You also get TMG from food, though the amounts are much smaller than what supplements provide. Wheat and wheat-based products are the richest sources, containing over 1,000 milligrams per 100 grams. Baked goods range from 33 to 226 milligrams per 100 grams depending on the product. Spinach, beets, and seafood (both shellfish and finfish) are also reasonable sources. Meats, poultry, fruits, nuts, and wine contribute very little, generally under 6 milligrams per 100 grams. A typical diet provides somewhere between 100 and 400 milligrams of betaine daily, well below supplement doses.
Side Effects and Risks
TMG is well tolerated at standard doses. The most commonly reported side effects are mild gastrointestinal symptoms like nausea, diarrhea, and stomach discomfort, which tend to resolve by splitting the dose across meals.

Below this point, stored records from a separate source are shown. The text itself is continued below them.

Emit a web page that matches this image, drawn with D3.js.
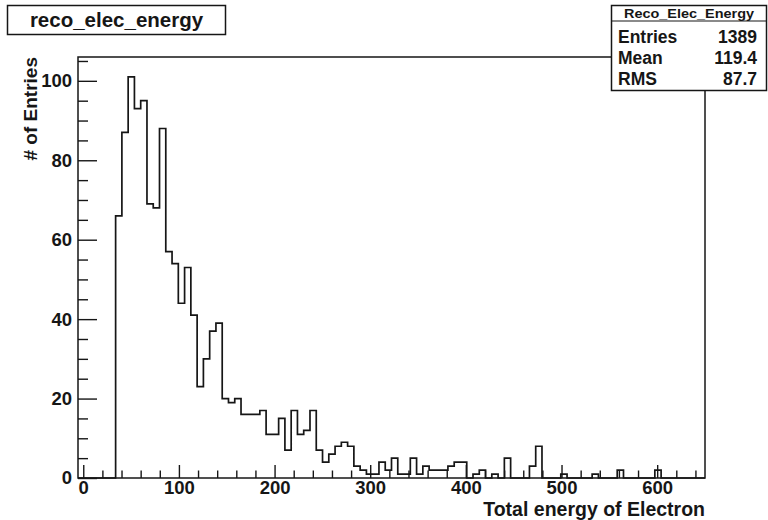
<!DOCTYPE html>
<html>
<head>
<meta charset="utf-8">
<script src="https://cdn.jsdelivr.net/npm/d3@7"></script>
<style>
  html, body { margin: 0; padding: 0; background: #fff; }
  svg { display: block; font-family: "Liberation Sans", Arial, sans-serif; font-weight: bold; }
</style>
</head>
<body>
<div id="chart"></div>
<script>
// reco_elec_energy histogram (ROOT style)
const histTitle = 'reco_elec_energy';
const xTitle = 'Total energy of Electron';
const yTitle = '# of Entries';

// histogram binning, 100 bins
const xLow = -5.5;
const xHigh = 650;
const binCounts = [
  0, 0, 0, 0, 0, 0, 66, 87, 101, 93,
  95, 69, 68, 88, 57, 54, 44, 53, 41, 23,
  30, 37, 39, 20, 19, 20, 16, 16, 16, 17,
  11, 11, 15, 7, 17, 11, 12, 17, 7, 4,
  6, 8, 9, 8, 3, 2, 1, 1, 4, 2,
  5, 1, 1, 5, 1, 3, 2, 2, 2, 3,
  4, 4, 0, 1, 2, 0, 1, 0, 5, 0,
  0, 0, 3, 8, 0, 0, 0, 1, 0, 0,
  0, 0, 1, 0, 0, 0, 2, 0, 0, 0,
  0, 0, 2, 0, 0, 0, 0, 0, 0, 0
];

const xMajorTicks = [0, 100, 200, 300, 400, 500, 600];
const yMajorTicks = [0, 20, 40, 60, 80, 100];
const yMax = 106;

// stats box
const statsName = 'Reco_Elec_Energy';
const statsLabels = ['Entries', 'Mean', 'RMS'];
const statsValues = ['1389', '119.4', '87.7'];

const W = 768, H = 520;
const frame = { left: 78, right: 705, top: 57, bottom: 478 };

const svg = d3.select('#chart').append('svg')
  .attr('width', W)
  .attr('height', H);

svg.append('rect').attr('width', W).attr('height', H).attr('fill', '#fff');

const x = d3.scaleLinear().domain([xLow, xHigh]).range([frame.left, frame.right]);
const y = d3.scaleLinear().domain([0, yMax]).range([frame.bottom, frame.top]);

const ink = '#161616';

// histogram outline
const nBins = binCounts.length;
const binW = (xHigh - xLow) / nBins;
const pts = [[xLow, 0]];
binCounts.forEach((c, i) => {
  pts.push([xLow + i * binW, c]);
  pts.push([xLow + (i + 1) * binW, c]);
});
pts.push([xHigh, 0]);

svg.append('path')
  .attr('d', d3.line().x(d => x(d[0])).y(d => y(d[1]))(pts))
  .attr('fill', 'none')
  .attr('stroke', ink)
  .attr('stroke-width', 1.7);

// axes - ticks drawn inwards like ROOT
const xMinor = d3.range(20, 650, 20).filter(v => v % 100 !== 0);
const yMinor = d3.range(5, yMax, 5).filter(v => v % 20 !== 0);

const gx = svg.append('g').attr('transform', `translate(0,${frame.bottom})`);
gx.call(d3.axisBottom(x).tickValues(xMajorTicks).tickSizeInner(-13).tickSizeOuter(0).tickPadding(3));
gx.append('g').call(d3.axisBottom(x).tickValues(xMinor).tickSizeInner(-7.5).tickSizeOuter(0).tickFormat(''));

const gy = svg.append('g').attr('transform', `translate(${frame.left},0)`);
gy.call(d3.axisLeft(y).tickValues(yMajorTicks).tickSizeInner(-19).tickSizeOuter(0).tickPadding(6));
gy.append('g').call(d3.axisLeft(y).tickValues(yMinor).tickSizeInner(-10).tickSizeOuter(0).tickFormat(''));

svg.selectAll('.domain').remove();
svg.selectAll('.tick line').attr('stroke', ink).attr('stroke-width', 1.4);
svg.selectAll('.tick text')
  .attr('fill', ink)
  .style('font-size', '18.5px')
  .style('font-weight', 'bold')
  .style('font-family', '"Liberation Sans", Arial, sans-serif');

// frame
svg.append('rect')
  .attr('x', frame.left)
  .attr('y', frame.top)
  .attr('width', frame.right - frame.left)
  .attr('height', frame.bottom - frame.top)
  .attr('fill', 'none')
  .attr('stroke', ink)
  .attr('stroke-width', 1.5);

// axis titles
svg.append('text')
  .attr('x', frame.right)
  .attr('y', 516)
  .attr('text-anchor', 'end')
  .attr('fill', ink)
  .style('font-size', '19.5px')
  .text(xTitle);

svg.append('text')
  .attr('transform', `translate(37,${frame.top}) rotate(-90)`)
  .attr('text-anchor', 'end')
  .attr('fill', ink)
  .style('font-size', '19px')
  .text(yTitle);

// title box
svg.append('rect')
  .attr('x', 7.5).attr('y', 5.5)
  .attr('width', 218).attr('height', 29)
  .attr('fill', '#fff')
  .attr('stroke', ink)
  .attr('stroke-width', 1.5);

svg.append('text')
  .attr('x', 116.5)
  .attr('y', 27)
  .attr('text-anchor', 'middle')
  .attr('fill', ink)
  .style('font-size', '20.5px')
  .text(histTitle);

// stats box
const sb = { x: 611.5, y: 5.5, w: 155, h: 85, head: 15.5 };
const stats = svg.append('g');
stats.append('rect')
  .attr('x', sb.x).attr('y', sb.y)
  .attr('width', sb.w).attr('height', sb.h)
  .attr('fill', '#fff')
  .attr('stroke', ink)
  .attr('stroke-width', 1.5);
stats.append('line')
  .attr('x1', sb.x).attr('x2', sb.x + sb.w)
  .attr('y1', sb.y + sb.head).attr('y2', sb.y + sb.head)
  .attr('stroke', ink)
  .attr('stroke-width', 1.2);
stats.append('text')
  .attr('x', sb.x + sb.w / 2)
  .attr('y', sb.y + 12)
  .attr('text-anchor', 'middle')
  .attr('fill', ink)
  .attr('textLength', 130)
  .attr('lengthAdjust', 'spacingAndGlyphs')
  .style('font-size', '12px')
  .text(statsName);

statsLabels.forEach((lab, i) => {
  const by = 43 + i * 21;
  stats.append('text')
    .attr('x', 618)
    .attr('y', by)
    .attr('fill', ink)
    .style('font-size', '17.5px')
    .text(lab);
  stats.append('text')
    .attr('x', 757)
    .attr('y', by)
    .attr('text-anchor', 'end')
    .attr('fill', ink)
    .style('font-size', '17.5px')
    .text(statsValues[i]);
});
</script>
</body>
</html>
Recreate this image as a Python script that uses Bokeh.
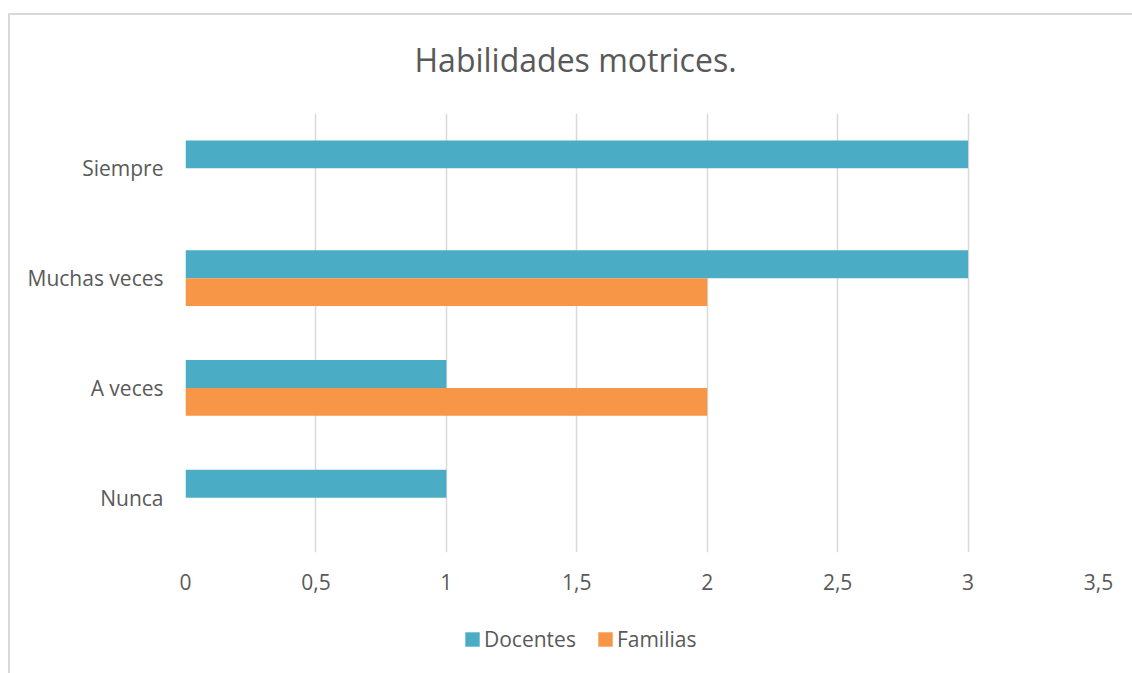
from bokeh.plotting import figure
from bokeh.layouts import column
from bokeh.models import (ColumnDataSource, FactorRange, Range1d, Legend, LegendItem,
                          FixedTicker, CustomJSTickFormatter)
from bokeh.transform import dodge
from bokeh.embed import file_html
from bokeh.resources import INLINE

categories = ["Nunca", "A veces", "Muchas veces", "Siempre"]
docentes = [1, 1, 3, 3]
familias = [0, 2, 2, 0]
x_ticks = [0, 0.5, 1, 1.5, 2, 2.5, 3, 3.5]
series_names = ["Docentes", "Familias"]
title_text = "Habilidades motrices."

FONT = "Open Sans"
TXT = "#595959"
GRID = "#d9d9d9"
BLUE = "#4BACC6"
ORANGE = "#F79646"

src = ColumnDataSource(dict(cat=categories, doc=docentes, fam=familias))

W = 1132
H1, H2 = 605, 68
p = figure(width=W, height=H1, output_backend="svg", toolbar_location=None,
           y_range=FactorRange(factors=categories, range_padding=0),
           x_range=Range1d(0, 3.5),
           min_border_left=185, min_border_right=34,
           min_border_top=113, min_border_bottom=53)
p.outline_line_color = None
p.background_fill_color = "white"
p.border_fill_color = None

bw = 0.255
r_doc = p.hbar(y=dodge("cat", bw / 2, range=p.y_range), right="doc", left=0,
               height=bw, source=src, fill_color=BLUE, line_color=None)
r_fam = p.hbar(y=dodge("cat", -bw / 2, range=p.y_range), right="fam", left=0,
               height=bw, source=src, fill_color=ORANGE, line_color=None)

# grids
p.ygrid.grid_line_color = None
p.xgrid.grid_line_color = GRID
p.xgrid.grid_line_width = 1.5
p.xaxis.ticker = FixedTicker(ticks=x_ticks)
p.xgrid.ticker = FixedTicker(ticks=x_ticks)
p.xaxis.formatter = CustomJSTickFormatter(code="return tick.toString().replace('.', ',');")

for ax in (p.xaxis[0], p.yaxis[0]):
    ax.axis_line_color = None
    ax.major_tick_line_color = None
    ax.minor_tick_line_color = None
    ax.major_tick_out = 0
    ax.major_tick_in = 0
    ax.major_label_text_font = FONT
    ax.major_label_text_font_size = "21px"
    ax.major_label_text_color = TXT
p.xaxis.major_label_standoff = 21
p.yaxis.major_label_standoff = 22

# title
p.title.text = title_text
p.title.align = "left"
p.title.offset = 229
p.title.standoff = 66
p.title.text_font = FONT
p.title.text_font_size = "32px"
p.title.text_font_style = "normal"
p.title.text_color = TXT

# legend strip below the chart (frame aligned with the chart's frame)
p2 = figure(width=W, height=H2, output_backend="svg", toolbar_location=None,
            x_range=Range1d(0, 1), y_range=Range1d(0, 1),
            x_axis_location=None, y_axis_location=None, title=None,
            min_border=0)
p2.outline_line_color = None
p2.background_fill_color = None
p2.border_fill_color = None
p2.grid.visible = False
# zero-width proxies, only used for the legend swatches
l_doc = p2.hbar(y=[0.5], left=[0], right=[0], height=0.5, fill_color=BLUE, line_color=None)
l_fam = p2.hbar(y=[0.5], left=[0], right=[0], height=0.5, fill_color=ORANGE, line_color=None)

legend = Legend(items=[LegendItem(label=series_names[0], renderers=[l_doc]),
                       LegendItem(label=series_names[1], renderers=[l_fam])],
                orientation="horizontal", location="center_left",
                glyph_width=18, glyph_height=18, label_standoff=3, spacing=20,
                padding=0, margin=278, border_line_color=None, background_fill_alpha=0,
                label_text_font=FONT, label_text_font_size="21px", label_text_color=TXT)
p2.add_layout(legend, "center")

layout = column(p, p2, spacing=0)
# chart border (top and left edges visible in the window)
layout.styles = {
    "background-color": "white",
    "background-image": "linear-gradient(#d9d9d9, #d9d9d9), linear-gradient(#d9d9d9, #d9d9d9)",
    "background-size": "100% 2px, 2px 100%",
    "background-position": "8px 13px, 8px 13px",
    "background-repeat": "no-repeat",
}

open("out.html", "w").write(file_html(layout, INLINE))
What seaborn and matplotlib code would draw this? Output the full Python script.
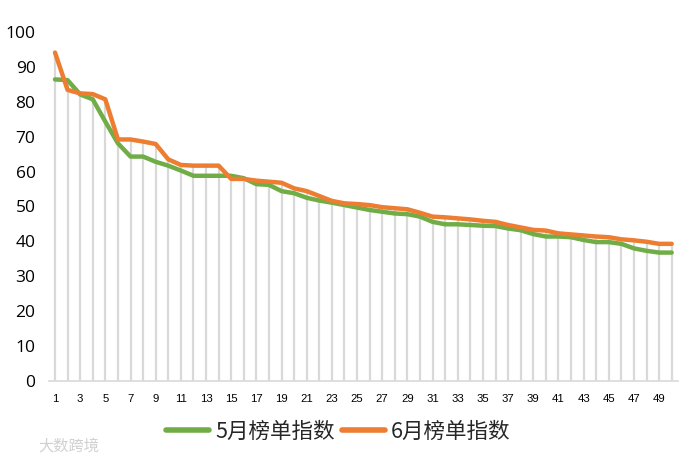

The one side effect worth watching is cholesterol. At doses above 4 grams per day, TMG has been shown to increase total cholesterol and LDL cholesterol. This is particularly relevant because the doses used clinically for homocysteine reduction (4 grams and up) overlap with the range where LDL rises become a concern. If you’re already managing high cholesterol, this trade-off matters. Lower doses in the 2.5 to 3 gram range, which are common in fitness-oriented supplementation, appear less likely to cause this effect, though monitoring is reasonable if you plan to take TMG long-term.
Who Benefits Most
TMG is most clearly useful for people with diagnosed homocysteine metabolism disorders, where it’s used as a medical treatment. Beyond that clinical niche, the strongest everyday case is for liver health, particularly if you have or are at risk for fatty liver disease. The athletic performance benefits are real but modest, roughly comparable to creatine’s more subtle effects. And the mood connection, while biologically logical, needs more human data before anyone can call it reliable.
For most healthy people eating a varied diet, TMG supplementation is safe and may offer incremental benefits, but it’s not a transformative supplement. If you decide to try it, staying at or below 6 grams daily and keeping an eye on cholesterol levels is a reasonable approach.